WHAT THIS TASK INVOLVES
Can you output, word for word, the lines between the one holding "Recreate this image as a Python script that uses Bokeh." and the one holding "from bokeh.resources import INLINE", inclusive, leaving out any pictures?

Records with drawing code
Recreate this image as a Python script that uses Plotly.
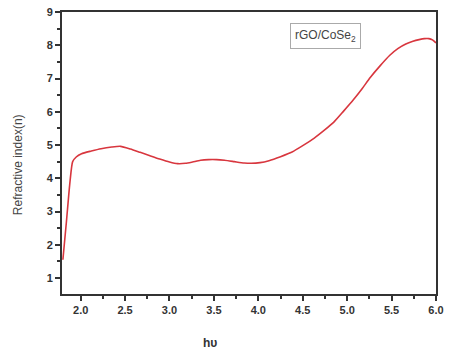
import plotly.graph_objects as go

energy = [1.80, 1.84, 1.88, 1.91, 1.95, 2.01, 2.12, 2.23, 2.35, 2.45, 2.56, 2.67, 2.78, 2.89, 3.00, 3.09, 3.18, 3.26, 3.35, 3.44, 3.53, 3.62, 3.73, 3.84, 3.92, 4.02, 4.12, 4.25, 4.38, 4.50, 4.63, 4.74, 4.85, 4.96, 5.07, 5.17, 5.26, 5.37, 5.48, 5.57, 5.66, 5.74, 5.81, 5.87, 5.92, 5.96, 6.00]
n_index = [1.55, 2.7, 3.9, 4.5, 4.64, 4.74, 4.82, 4.89, 4.94, 4.96, 4.88, 4.78, 4.68, 4.58, 4.49, 4.44, 4.45, 4.49, 4.54, 4.56, 4.56, 4.54, 4.50, 4.46, 4.45, 4.47, 4.53, 4.65, 4.79, 4.98, 5.21, 5.44, 5.69, 6.02, 6.36, 6.70, 7.03, 7.38, 7.70, 7.90, 8.04, 8.12, 8.17, 8.20, 8.20, 8.16, 8.07]

y_ticks = [1, 2, 3, 4, 5, 6, 7, 8, 9]
x_ticks = [2.0, 2.5, 3.0, 3.5, 4.0, 4.5, 5.0, 5.5, 6.0]
x_labels = ["2.0", "2.5", "3.0", "3.5", "4.0", "4.5", "5.0", "5.5", "6.0"]

fig = go.Figure()
fig.add_trace(go.Scatter(x=energy, y=n_index, mode="lines",
                         line=dict(color="#d8363e", width=1.6, shape="spline", smoothing=0.6),
                         showlegend=False, hoverinfo="skip"))

axis_common = dict(showline=True, linecolor="#333333", linewidth=2, mirror=True,
                   showgrid=False, zeroline=False, ticks="outside", ticklen=5, tickwidth=1.5,
                   tickcolor="#333333", ticklabeloverflow="allow",
                   tickfont=dict(family="Liberation Sans, Arial", size=11, color="#333333", weight="bold"))

fig.update_xaxes(range=[1.79, 6.0], tickvals=x_ticks, ticktext=x_labels,
                 minor=dict(dtick=0.25, tick0=2.0, ticks="outside", ticklen=3, tickcolor="#333333", tickwidth=1.5),
                 **axis_common)
fig.update_yaxes(range=[0.52, 9.0], tickvals=y_ticks,
                 minor=dict(dtick=0.5, tick0=0.5, ticks="outside", ticklen=3, tickcolor="#333333", tickwidth=1.5),
                 **axis_common)

fig.add_annotation(text="Refractive index(n)", xref="paper", yref="paper", x=-0.118, y=0.46,
                   xanchor="center", yanchor="middle",
                   textangle=-90, showarrow=False,
                   font=dict(family="Liberation Sans, Arial", size=12, color="#444444"))
fig.add_annotation(text="<b>h\u03c5</b>", xref="paper", yref="paper", x=0.395, y=-0.175,
                   showarrow=False, yanchor="middle",
                   font=dict(family="Liberation Sans, Arial", size=12, color="#333333"))
fig.add_annotation(text="rGO/CoSe<sub>2</sub>", xref="paper", yref="paper", x=0.704, y=0.96,
                   xanchor="center", yanchor="top", showarrow=False,
                   bordercolor="#aaaaaa", borderwidth=1, borderpad=4, bgcolor="white",
                   font=dict(family="Liberation Sans, Arial", size=12, color="#444444"))

fig.update_layout(width=449, height=352, margin=dict(l=62, r=5, t=12, b=58),
                  plot_bgcolor="white", paper_bgcolor="white")
fig.write_html("out.html")
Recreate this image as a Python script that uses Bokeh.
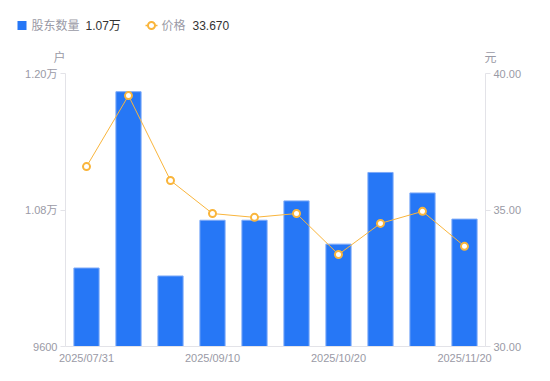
from bokeh.plotting import figure
from bokeh.layouts import column
from bokeh.models import (Range1d, LinearAxis, FixedTicker, NumeralTickFormatter,
                          ColumnDataSource)
from bokeh.core.properties import value
from bokeh.embed import file_html
from bokeh.resources import INLINE

dates = ["2025/07/31", "2025/08/20", "2025/08/31", "2025/09/10", "2025/09/20",
         "2025/09/30", "2025/10/20", "2025/10/31", "2025/11/10", "2025/11/20"]
holders = [10290, 11840, 10220, 10710, 10710, 10880, 10500, 11130, 10950, 10720]
prices = [36.59, 39.19, 36.08, 34.87, 34.73, 34.87, 33.37, 34.51, 34.95, 33.67]
left_ticks = [9600, 10800, 12000]
left_tick_labels = ["9600", "1.08万", "1.20万"]
right_ticks = [30, 35, 40]
x_tick_idx = [0, 3, 6, 9]
series_names = ["股东数量", "价格"]
units = ["户", "元"]

FONT = "Liberation Sans, Noto Sans CJK SC"
GRAY = "#9a9aa6"
AXIS = "#e3e3e8"
BLUE = "#2677f6"
ORANGE = "#f9b53c"
DARK = "#333333"

W = 550
TOP_H = 64

# ---------------- header (legend + unit titles) ----------------
h = figure(width=W, height=TOP_H, output_backend="svg", toolbar_location=None,
           x_range=Range1d(0, W), y_range=Range1d(TOP_H, 0),
           min_border=0, min_border_left=0, min_border_right=0,
           min_border_top=0, min_border_bottom=0)
h.frame_align = False
h.axis.visible = False
h.grid.visible = False
h.outline_line_color = None

h.rect(x=[21.5], y=[25], width=9, height=9, fill_color=BLUE, line_color=None)
h.segment(x0=[145], y0=[25], x1=[157], y1=[25], line_color=ORANGE, line_width=1.5)
h.scatter(x=[151], y=[25], size=7, fill_color="white", line_color=ORANGE, line_width=2)

legend_texts = [series_names[0], f"{holders[-1] / 10000:.2f}万",
                series_names[1], f"{prices[-1]:.3f}"]
h.text(x=[31, 85, 161, 192], y=[25, 25, 25, 25], text=legend_texts,
       text_color=[GRAY, DARK, GRAY, DARK], text_font=value(FONT),
       text_font_size="12px", text_baseline="middle", text_align="left")
h.text(x=[59, 490], y=[57, 57], text=units, text_color=GRAY, text_font=value(FONT),
       text_font_size="12px", text_baseline="middle", text_align="center")

# ---------------- main chart ----------------
xs = list(range(len(dates)))
src = ColumnDataSource(dict(x=xs, h=holders, p=prices))

p = figure(width=W, height=381 - TOP_H, output_backend="svg", toolbar_location=None,
           x_range=Range1d(-0.5, len(dates) - 0.5), y_range=Range1d(9600, 12000),
           min_border_left=65, min_border_right=65, min_border_top=73 - TOP_H,
           min_border_bottom=35)
p.frame_align = False
p.extra_y_ranges = {"price": Range1d(30, 40)}
p.outline_line_color = None
p.xgrid.visible = False
p.ygrid.visible = False

p.vbar(x="x", top="h", bottom=9600, width=0.6, source=src,
       fill_color=BLUE, line_color="#7eaaf8", line_width=1)
p.line(x="x", y="p", source=src, y_range_name="price", line_color=ORANGE, line_width=1)
p.scatter(x="x", y="p", source=src, y_range_name="price", size=7,
          fill_color="white", line_color=ORANGE, line_width=2)

xa = p.xaxis[0]
xa.ticker = FixedTicker(ticks=x_tick_idx)
xa.major_label_overrides = {i: dates[i] for i in x_tick_idx}
xa.major_tick_in = 0
xa.major_tick_out = 0
xa.minor_tick_line_color = None
xa.axis_line_color = AXIS
xa.major_label_text_color = GRAY
xa.major_label_text_font_size = "11px"
xa.major_label_text_font = FONT
xa.major_label_standoff = 5

ya = p.yaxis[0]
ya.ticker = FixedTicker(ticks=left_ticks)
ya.major_label_overrides = {t: l for t, l in zip(left_ticks, left_tick_labels)}
ya.major_tick_in = 0
ya.major_tick_out = 5
ya.major_tick_line_color = AXIS
ya.minor_tick_line_color = None
ya.axis_line_color = AXIS
ya.major_label_text_color = GRAY
ya.major_label_text_font_size = "11px"
ya.major_label_text_font = FONT
ya.major_label_standoff = 3

ra = LinearAxis(y_range_name="price", ticker=FixedTicker(ticks=right_ticks),
                formatter=NumeralTickFormatter(format="0.00"))
ra.major_tick_in = 0
ra.major_tick_out = 5
ra.major_tick_line_color = AXIS
ra.minor_tick_line_color = None
ra.axis_line_color = AXIS
ra.major_label_text_color = GRAY
ra.major_label_text_font_size = "11px"
ra.major_label_text_font = FONT
ra.major_label_standoff = 3
p.add_layout(ra, "right")

layout = column(h, p, spacing=0)
open("out.html", "w").write(file_html(layout, INLINE))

WRITTEN SOLUTION
Recreate this image as a Python script that uses Bokeh.
from bokeh.plotting import figure
from bokeh.layouts import column
from bokeh.models import (Range1d, LinearAxis, FixedTicker, NumeralTickFormatter,
                          ColumnDataSource)
from bokeh.core.properties import value
from bokeh.embed import file_html
from bokeh.resources import INLINE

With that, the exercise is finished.